Quando o pedido chega, a equipe da CJ’s Burger aquece a banha de porco no forno para ela entrar líquida na chapa. Como trabalha com smashburger (carne mais fina), a intenção é formar uma crosta por fora, sem perder a suculência por dentro.




 
O chef só não usa banha para fritar a batata frita por questão de custo, já que não tem dúvida de que ficaria deliciosa (na Europa, ele comia muita batata frita na gordura de pato). Em casa, ele tem sempre um balde de banha e usa em (quase) tudo. “Coloco um pouquinho e é o bastante para adicionar sabor, cheiro e tudo mais que ela pode agregar ao meu preparo.” 
 

Arroz negro com polvo (Padú Cozinha Festiva)

Ingredientes
4 tentáculos médios de polvo; 120g de arroz negro; 70g de banha de porco; 10 dentes de alho; 1 cebola; 2 folhas de louro; 2 galhos pequenos de alecrim; sal grosso, sal refinado e pimenta-do-reino a gosto

Modo de fazer
Em uma panela de pressão, coloque as folhas de louro, o alecrim, 5 dentes de alho amassados, 1/2 cebola cortada grosseiramente, uma pitada generosa de sal grosso e os tentáculos de polvo.

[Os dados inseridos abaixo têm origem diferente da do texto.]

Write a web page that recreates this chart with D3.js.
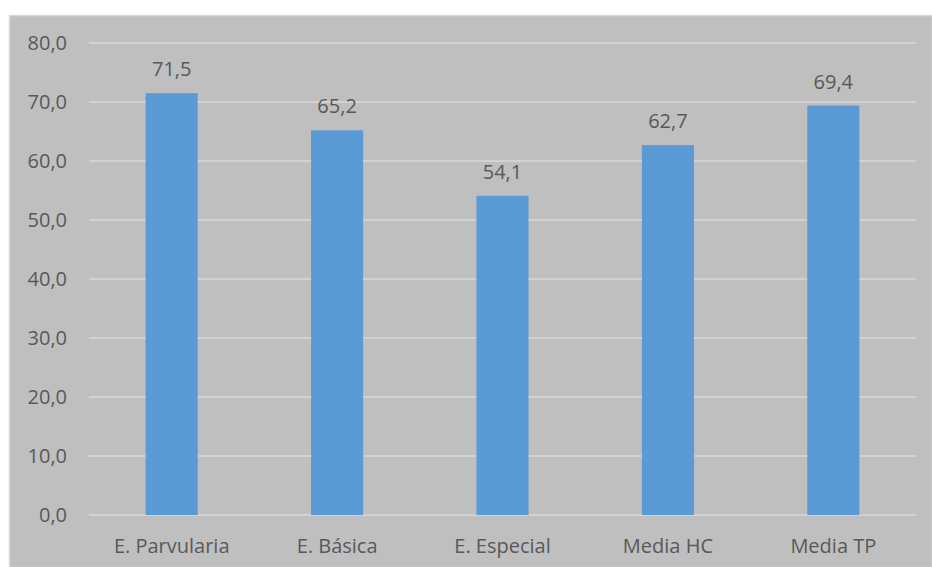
<!DOCTYPE html>
<html>
<head>
<meta charset="utf-8">
<script src="https://cdn.jsdelivr.net/npm/d3@7/dist/d3.min.js"></script>
<style>
  html, body { margin: 0; padding: 0; background: #ffffff; }
  svg { display: block; }
  text { font-family: "Open Sans", "Noto Sans", sans-serif; fill: #595959; }
</style>
</head>
<body>
<svg id="chart" width="932" height="567"></svg>
<script>
const categories = ["E. Parvularia", "E. Básica", "E. Especial", "Media HC", "Media TP"];
const values = [71.5, 65.2, 54.1, 62.7, 69.4];
const yTicks = [0, 10, 20, 30, 40, 50, 60, 70, 80];

const fmt = v => d3.format(".1f")(v).replace(".", ",");
const FONT = "'Open Sans', 'Noto Sans', sans-serif";
const FS = 20;

const svg = d3.select("#chart");
const W = 932, H = 567;
const margin = { left: 89, right: 16, top: 43, bottom: 52 };

// chart frame
svg.append("rect")
  .attr("x", 9.5).attr("y", 15.5)
  .attr("width", W - 9).attr("height", H - 15)
  .attr("fill", "#bfbfbf")
  .attr("stroke", "#d9d9d9").attr("stroke-width", 1.5);

const x = d3.scaleBand()
  .domain(categories)
  .range([margin.left, W - margin.right])
  .paddingInner(0.685).paddingOuter(0.3425);

const y = d3.scaleLinear()
  .domain([0, 80])
  .range([H - margin.bottom, margin.top]);

// gridlines
svg.append("g").selectAll("line")
  .data(yTicks).join("line")
  .attr("x1", margin.left).attr("x2", W - margin.right)
  .attr("y1", d => y(d)).attr("y2", d => y(d))
  .attr("stroke", "#d9d9d9").attr("stroke-width", 1.5);

// y axis labels
const yAxis = d3.axisLeft(y).tickValues(yTicks).tickFormat(fmt).tickSize(0).tickPadding(22);
const gy = svg.append("g").attr("transform", `translate(${margin.left},0)`).call(yAxis);
gy.select(".domain").remove();
gy.selectAll("text").attr("font-size", FS).attr("fill", "#595959").style("font-family", FONT);

// bars
svg.append("g").selectAll("rect")
  .data(values).join("rect")
  .attr("x", (d, i) => x(categories[i]))
  .attr("width", x.bandwidth())
  .attr("y", d => y(d))
  .attr("height", d => y(0) - y(d))
  .attr("fill", "#5b9bd5");

// value labels
svg.append("g").selectAll("text")
  .data(values).join("text")
  .attr("x", (d, i) => x(categories[i]) + x.bandwidth() / 2)
  .attr("y", d => y(d) - 17)
  .attr("text-anchor", "middle")
  .attr("font-size", FS)
  .style("font-family", FONT)
  .text(fmt);

// category labels
const xAxis = d3.axisBottom(x).tickSize(0).tickPadding(24);
const gx = svg.append("g").attr("transform", `translate(0,${y(0)})`).call(xAxis);
gx.select(".domain").remove();
gx.selectAll("text").attr("font-size", FS).attr("fill", "#595959").style("font-family", FONT);
</script>
</body>
</html>
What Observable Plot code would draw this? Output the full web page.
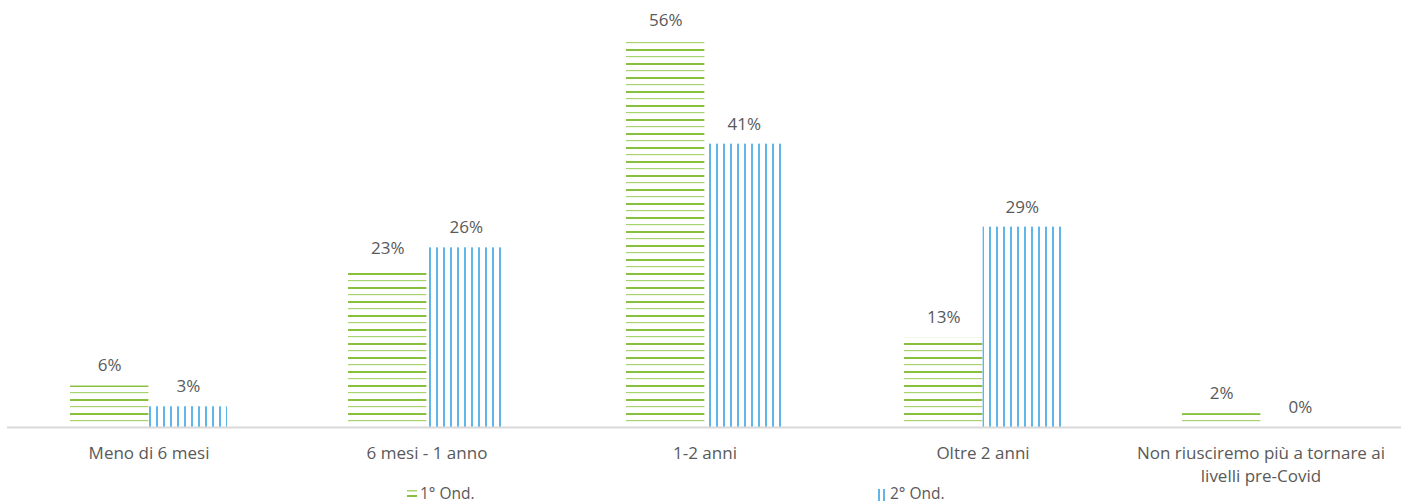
<!DOCTYPE html>
<html>
<head>
<meta charset="utf-8">
<script src="https://cdn.jsdelivr.net/npm/d3@7"></script>
<script src="https://cdn.jsdelivr.net/npm/@observablehq/plot@0.6"></script>
<style>
  html, body { margin: 0; padding: 0; background: #fff; }
  body { width: 1407px; height: 504px; overflow: hidden; font-family: "Open Sans", sans-serif; }
  #wrap { position: relative; width: 1407px; height: 504px; }
  .legend { position: absolute; top: 482px; left: 0; width: 1407px; height: 22px; font-size: 15.5px; color: #595959; }
  .item { position: absolute; display: flex; align-items: center; gap: 2px; white-space: nowrap; }
  .item svg { display: block; }
</style>
</head>
<body>
<svg width="0" height="0" style="position:absolute">
  <defs>
    <pattern id="hatchGreen" patternUnits="userSpaceOnUse" width="8" height="14">
      <rect x="0" y="0" width="8" height="1.2" fill="#a9d36e"></rect>
      <rect x="0" y="7" width="8" height="2" fill="#86c03c"></rect>
    </pattern>
    <pattern id="hatchBlue" patternUnits="userSpaceOnUse" width="7" height="8">
      <rect x="2" y="0" width="2" height="8" fill="#61b6e9"></rect>
    </pattern>
  </defs>
</svg>
<div id="wrap">
  <div id="chart"></div>
  <div class="legend">
    <div class="item" style="left:406px; top:0px;">
      <svg width="12" height="16"><rect x="1" y="5" width="10" height="1.5" fill="#a9d36e"></rect><rect x="1" y="10" width="10" height="2" fill="#86c03c"></rect></svg>
      <span id="lg1"></span>
    </div>
    <div class="item" style="left:876px; top:0px;">
      <svg width="12" height="16"><rect x="2" y="4" width="2" height="12" fill="#61b6e9"></rect><rect x="7" y="4" width="2" height="12" fill="#61b6e9"></rect></svg>
      <span id="lg2"></span>
    </div>
  </div>
</div>
<script>
const categories = ["Meno di 6 mesi", "6 mesi - 1 anno", "1-2 anni", "Oltre 2 anni", "Non riusciremo più a tornare ai\nlivelli pre-Covid"];
const seriesNames = ["1° Ond.", "2° Ond."];
const ond1 = [6, 23, 56, 13, 2];
const ond2 = [3, 26, 41, 29, 0];

const s1 = categories.map((c, i) => ({category: c, series: seriesNames[0], value: ond1[i]}));
const s2 = categories.map((c, i) => ({category: c, series: seriesNames[1], value: ond2[i]}));

document.getElementById("lg1").textContent = seriesNames[0];
document.getElementById("lg2").textContent = seriesNames[1];

const W = 1407, ML = 7, MR = 6;
const pInner = 0.436, pOuter = 0.218;
const step = (W - ML - MR) / (categories.length - pInner + 2 * pOuter);
const half = step * (1 - pInner) / 2;

const chart = Plot.plot({
  width: W,
  height: 504,
  marginLeft: ML,
  marginRight: MR,
  marginTop: 40,
  marginBottom: 77,
  style: {fontFamily: "Open Sans, sans-serif", fontSize: "17px", color: "#595959", background: "#fff"},
  x: {domain: categories, paddingInner: pInner, paddingOuter: pOuter, label: null},
  y: {domain: [0, 56], axis: null},
  marks: [
    Plot.barY(s1, {x: "category", y: "value", fill: "url(#hatchGreen)", insetLeft: 0, insetRight: half}),
    Plot.barY(s2, {x: "category", y: "value", fill: "url(#hatchBlue)", insetLeft: half, insetRight: 0}),
    Plot.text(s1, {x: "category", y: "value", text: d => d.value + "%", dx: -half / 2, dy: -20, fill: "#595959", fontSize: 17}),
    Plot.text(s2, {x: "category", y: "value", text: d => d.value + "%", dx: half / 2, dy: -20, fill: "#595959", fontSize: 17}),
    Plot.ruleY([0], {stroke: "#d9d9d9", strokeWidth: 2}),
    Plot.axisX({tickSize: 0, tickPadding: 16, fontSize: 17, lineHeight: 1.32, fill: "#595959", label: null})
  ]
});
document.getElementById("chart").appendChild(chart);
</script>
</body>
</html>
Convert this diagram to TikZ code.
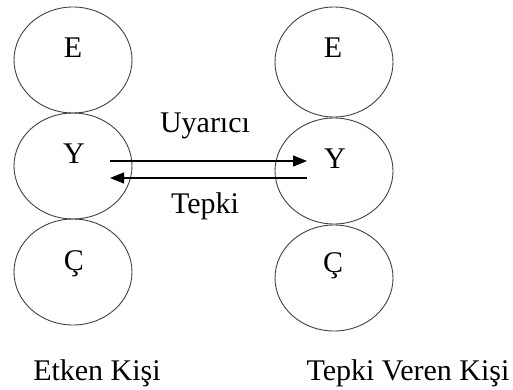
\documentclass[tikz,border=0pt]{standalone}
\usepackage{fontspec}
\setmainfont{Liberation Serif}
\usetikzlibrary{shapes.geometric,arrows.meta}
\begin{document}
\begin{tikzpicture}[x=1pt,y=-1pt,
  oval/.style={draw=black!75,line width=0.9pt,ellipse,inner sep=0pt,minimum width=118pt,minimum height=106pt},
  lbl/.style={anchor=base,inner sep=0pt,font=\fontsize{30}{35}\selectfont},
  arr/.style={line width=1.2pt,-{Triangle[length=14pt,width=11pt]}}]
\useasboundingbox (0,0) rectangle (513,390);
% left person
\node[oval] (le) at (73,60) {};
\node[oval] (ly) at (73,166) {};
\node[oval] (lc) at (73,272) {};
% right person
\node[oval,minimum height=110pt] (re) at (334,62) {};
\node[oval] (ry) at (334,171) {};
\node[oval] (rc) at (334,278) {};
% letters
\node[lbl] (teL) at (73,58) {E};
\node[lbl] (tyL) at (74,164) {Y};
\node[lbl] (tcL) at (74,270) {Ç};
\node[lbl] (teR) at (333,58) {E};
\node[lbl] (tyR) at (335,168) {Y};
\node[lbl] (tcR) at (333,272) {Ç};
% arrows
\coordinate (a1) at (110,161);
\coordinate (a2) at (307,161);
\coordinate (b1) at (307,178);
\coordinate (b2) at (110,178);
\draw[arr] (a1) -- (a2);
\draw[arr] (b1) -- (b2);
\node[lbl] (uy) at (205,132) {Uyarıcı};
\node[lbl] (tp) at (205,213) {Tepki};
% captions
\node[lbl] (etken) at (97,380) {Etken Kişi};
\node[lbl] (tepki) at (408,380) {Tepki Veren Kişi};
\end{tikzpicture}
\end{document}
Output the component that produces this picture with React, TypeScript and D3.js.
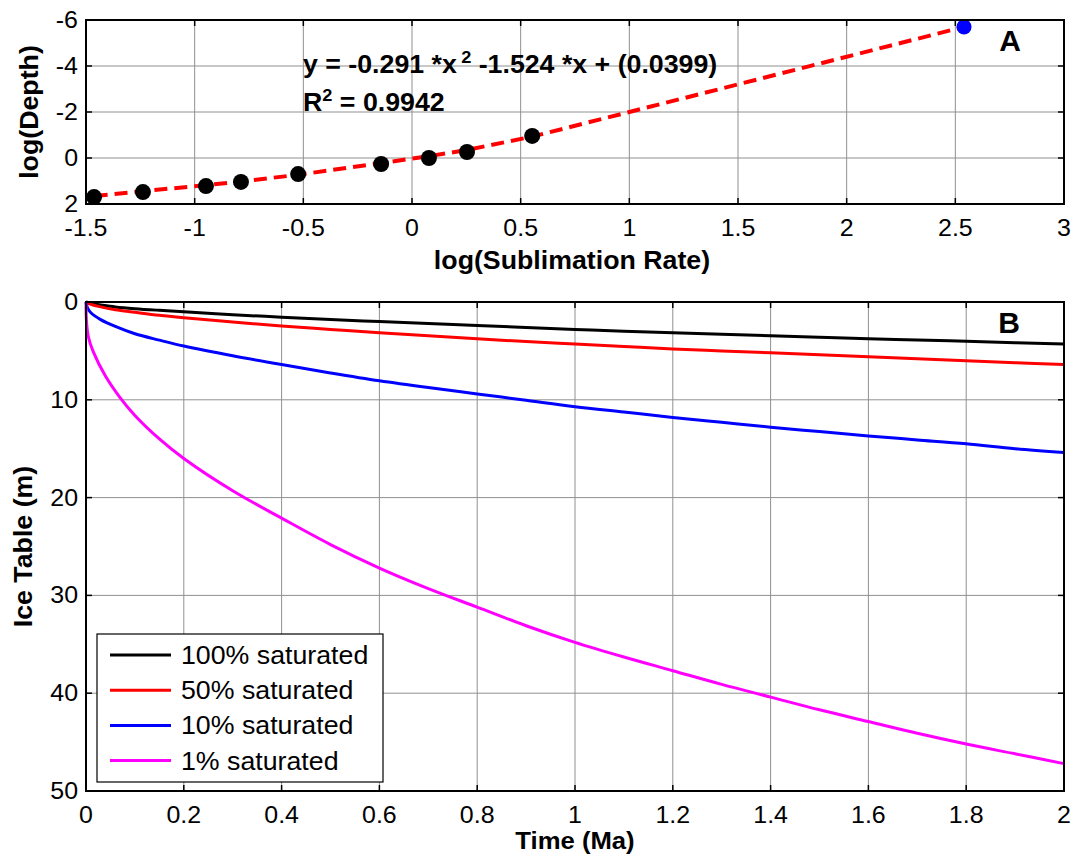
import React from "react";
import * as d3 from "d3";

// ---------- Panel A data ----------
const obsX = [-1.463, -1.238, -0.948, -0.787, -0.524, -0.142, 0.078, 0.253, 0.553];
const obsY = [1.70, 1.48, 1.22, 1.04, 0.70, 0.26, 0.0, -0.26, -0.96];
const fitX = [-1.46, -1.238, -0.948, -0.787, -0.524, -0.142, 0.078, 0.253, 0.553, 1.0, 2.54];
const fitY = [1.65, 1.44, 1.18, 1.02, 0.73, 0.22, -0.08, -0.35, -0.93, -2.0, -5.7];
const extrapX = [2.54];
const extrapY = [-5.7];
const aXTicks = [-1.5, -1, -0.5, 0, 0.5, 1, 1.5, 2, 2.5, 3];
const aYTicks = [-6, -4, -2, 0, 2];

// ---------- Panel B data ----------
const sat100T = [0, 0.01, 0.03, 0.06, 0.1, 0.15, 0.2, 0.3, 0.4, 0.5, 0.6, 0.7, 0.8, 0.9, 1.0, 1.1, 1.2, 1.3, 1.4, 1.5, 1.6, 1.7, 1.8, 1.9, 2.0];
const sat100D = [0, 0.15, 0.3, 0.5, 0.68, 0.85, 1.0, 1.3, 1.55, 1.8, 2.0, 2.2, 2.4, 2.6, 2.8, 3.0, 3.15, 3.3, 3.45, 3.6, 3.75, 3.88, 4.02, 4.16, 4.3];
const sat50T = [0, 0.01, 0.03, 0.06, 0.1, 0.15, 0.2, 0.3, 0.4, 0.5, 0.6, 0.7, 0.8, 0.9, 1.0, 1.1, 1.2, 1.3, 1.4, 1.5, 1.6, 1.7, 1.8, 1.9, 2.0];
const sat50D = [0, 0.25, 0.5, 0.8, 1.05, 1.35, 1.6, 2.05, 2.45, 2.8, 3.15, 3.45, 3.75, 4.05, 4.3, 4.55, 4.8, 5.0, 5.2, 5.4, 5.6, 5.8, 6.0, 6.2, 6.4];
const sat10T = [0, 0.003, 0.01, 0.03, 0.06, 0.1, 0.15, 0.2, 0.3, 0.4, 0.5, 0.6, 0.7, 0.8, 0.9, 1.0, 1.1, 1.2, 1.3, 1.4, 1.5, 1.6, 1.7, 1.8, 1.9, 2.0];
const sat10D = [0, 0.6, 1.1, 1.8, 2.5, 3.25, 3.9, 4.5, 5.5, 6.4, 7.25, 8.05, 8.75, 9.4, 10.05, 10.7, 11.25, 11.8, 12.3, 12.8, 13.25, 13.7, 14.1, 14.5, 15.0, 15.4];
const sat1T = [0, 0.001, 0.005, 0.015, 0.04, 0.07, 0.1, 0.15, 0.2, 0.3, 0.4, 0.5, 0.6, 0.7, 0.8, 0.9, 1.0, 1.1, 1.2, 1.3, 1.4, 1.5, 1.6, 1.7, 1.8, 1.9, 2.0];
const sat1D = [0, 2.0, 3.6, 5.1, 7.6, 9.8, 11.6, 14.0, 16.0, 19.3, 22.1, 24.8, 27.2, 29.3, 31.2, 33.1, 34.8, 36.3, 37.7, 39.1, 40.4, 41.7, 42.9, 44.1, 45.2, 46.2, 47.2];
const seriesNames = ["100% saturated", "50% saturated", "10% saturated", "1% saturated"];
const seriesColors = ["#000000", "#ff0000", "#0000ff", "#ff00ff"];
const bXTicks = [0, 0.2, 0.4, 0.6, 0.8, 1, 1.2, 1.4, 1.6, 1.8, 2];
const bYTicks = [0, 10, 20, 30, 40, 50];

const FONT = "Arial, 'Liberation Sans', Helvetica, sans-serif";
const SX = 1.07;

function ST({ x, y, sx = SX, rot = 0, anchor = "start", size = 24, bold = false, children }: any) {
  return (
    <g transform={`translate(${x},${y}) rotate(${rot}) scale(${sx},1)`}>
      <text x={0} y={0} textAnchor={anchor} fontSize={size} fontWeight={bold ? "bold" : "normal"} fontFamily={FONT} fill="#000">
        {children}
      </text>
    </g>
  );
}

function Grid({ x, y, xTicks, yTicks }: any) {
  const [x0, x1] = x.range();
  const [ya, yb] = y.range();
  const top = Math.min(ya, yb), bot = Math.max(ya, yb);
  return (
    <g>
      {xTicks.map((t: number, i: number) => (
        <line key={"gx" + i} x1={x(t)} x2={x(t)} y1={top} y2={bot} stroke="#909090" strokeWidth={1} />
      ))}
      {yTicks.map((t: number, i: number) => (
        <line key={"gy" + i} x1={x0} x2={x1} y1={y(t)} y2={y(t)} stroke="#909090" strokeWidth={1} />
      ))}
    </g>
  );
}

function Axes({ x, y, xTicks, yTicks }: any) {
  const [x0, x1] = x.range();
  const [ya, yb] = y.range();
  const top = Math.min(ya, yb), bot = Math.max(ya, yb);
  const tl = 6;
  return (
    <g>
      {xTicks.map((t: number, i: number) => (
        <g key={"tx" + i}>
          <line x1={x(t)} x2={x(t)} y1={bot} y2={bot - tl} stroke="#000" strokeWidth={1.5} />
          <line x1={x(t)} x2={x(t)} y1={top} y2={top + tl} stroke="#000" strokeWidth={1.5} />
          <ST x={x(t)} y={bot + 32} anchor="middle" size={24} sx={1.04}>
            {String(t)}
          </ST>
        </g>
      ))}
      {yTicks.map((t: number, i: number) => (
        <g key={"ty" + i}>
          <line x1={x0} x2={x0 + tl} y1={y(t)} y2={y(t)} stroke="#000" strokeWidth={1.5} />
          <line x1={x1} x2={x1 - tl} y1={y(t)} y2={y(t)} stroke="#000" strokeWidth={1.5} />
          <ST x={x0 - 8} y={y(t) + 8} anchor="end" size={24} sx={1.04}>
            {String(t)}
          </ST>
        </g>
      ))}
      <rect x={x0} y={top} width={x1 - x0} height={bot - top} fill="none" stroke="#000" strokeWidth={2} />
    </g>
  );
}

export default function App() {
  // Panel A scales
  const ax = d3.scaleLinear().domain([-1.5, 3]).range([86, 1064]);
  const ay = d3.scaleLinear().domain([-6, 2]).range([20, 204]);
  // Panel B scales
  const bx = d3.scaleLinear().domain([0, 2]).range([86, 1064]);
  const by = d3.scaleLinear().domain([0, 50]).range([302, 791]);

  const fitPts = fitX.map((v, i) => [v, fitY[i]] as [number, number]);
  const fitLine = d3.line<[number, number]>().x((d) => ax(d[0])).y((d) => ay(d[1]));

  const bLine = d3
    .line<[number, number]>()
    .x((d) => bx(d[0]))
    .y((d) => by(d[1]))
    .curve(d3.curveCatmullRom.alpha(0.5));

  const series = [
    [sat100T, sat100D],
    [sat50T, sat50D],
    [sat10T, sat10D],
    [sat1T, sat1D],
  ].map(([t, dd]) => t.map((v, i) => [v, dd[i]] as [number, number]));

  const legX = 97, legY = 634, legW = 286, legH = 148;

  return (
    <svg
      width={1073}
      height={858}
      style={{ position: "absolute", left: 0, top: 0, background: "#fff" }}
      fontFamily={FONT}
    >
      <rect x={0} y={0} width={1073} height={858} fill="#fff" />

      {/* ---------------- Panel A ---------------- */}
      <Grid x={ax} y={ay} xTicks={aXTicks} yTicks={aYTicks} />
      <path d={fitLine(fitPts) || ""} fill="none" stroke="#ff0000" strokeWidth={4} strokeDasharray="13,7" />
      {obsX.map((v, i) => (
        <circle key={"o" + i} cx={ax(v)} cy={ay(obsY[i])} r={8} fill="#000" />
      ))}
      {extrapX.map((v, i) => (
        <circle key={"e" + i} cx={ax(v)} cy={ay(extrapY[i])} r={7.5} fill="#0000ff" />
      ))}
      <Axes x={ax} y={ay} xTicks={aXTicks} yTicks={aYTicks} />
      <ST x={303} y={73} size={25} bold>
        y = -0.291 *x
        <tspan dx={4} dy={-10} fontSize={17}>2</tspan>
        <tspan dy={10}> -1.524 *x + (0.0399)</tspan>
      </ST>
      <ST x={303} y={111} size={25} bold>
        R<tspan dy={-10} fontSize={17}>2</tspan>
        <tspan dy={10}> = 0.9942</tspan>
      </ST>
      <ST x={1010} y={51} size={30} bold anchor="middle" sx={1}>A</ST>
      <ST x={572} y={269} size={25} bold anchor="middle">
        log(Sublimation Rate)
      </ST>
      <ST x={38} y={112} rot={-90} size={25} bold anchor="middle">
        log(Depth)
      </ST>

      {/* ---------------- Panel B ---------------- */}
      <Grid x={bx} y={by} xTicks={bXTicks} yTicks={bYTicks} />
      {series.map((pts, i) => (
        <path key={"s" + i} d={bLine(pts) || ""} fill="none" stroke={seriesColors[i]} strokeWidth={3} />
      ))}
      <Axes x={bx} y={by} xTicks={bXTicks} yTicks={bYTicks} />
      <ST x={1009} y={333} size={30} bold anchor="middle" sx={1}>B</ST>
      <ST x={575} y={849} size={24} bold anchor="middle">
        Time (Ma)
      </ST>
      <ST x={32} y={(302 + 791) / 2} rot={-90} size={25} bold anchor="middle">
        Ice Table (m)
      </ST>

      {/* Legend */}
      <rect x={legX} y={legY} width={legW} height={legH} fill="#fff" stroke="#000" strokeWidth={1.2} />
      {seriesNames.map((n, i) => {
        const ly = legY + 21 + i * 35.2;
        return (
          <g key={"l" + i}>
            <line x1={110} x2={171} y1={ly} y2={ly} stroke={seriesColors[i]} strokeWidth={3} />
            <ST x={181} y={ly + 9} size={25}>
              {n}
            </ST>
          </g>
        );
      })}
    </svg>
  );
}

Encha de água até quase ficar na altura dos ingredientes. Ligue o fogo e conte 12 minutos após a pressão. Tire o polvo e reserve os tentáculos e o caldo. Refogue o restante do alho e o arroz negro. Cozinhe com o caldo até que fique al dente. Pegue uma frigideira antiaderente, derreta a banha até que fique bem quente e grelhe bem os tentáculos até que criem uma casquinha. Ajuste o sal e adicione bastante pimenta-do-reino moída na hora. Pique parte do polvo e misture no arroz. O restante sirva por cima.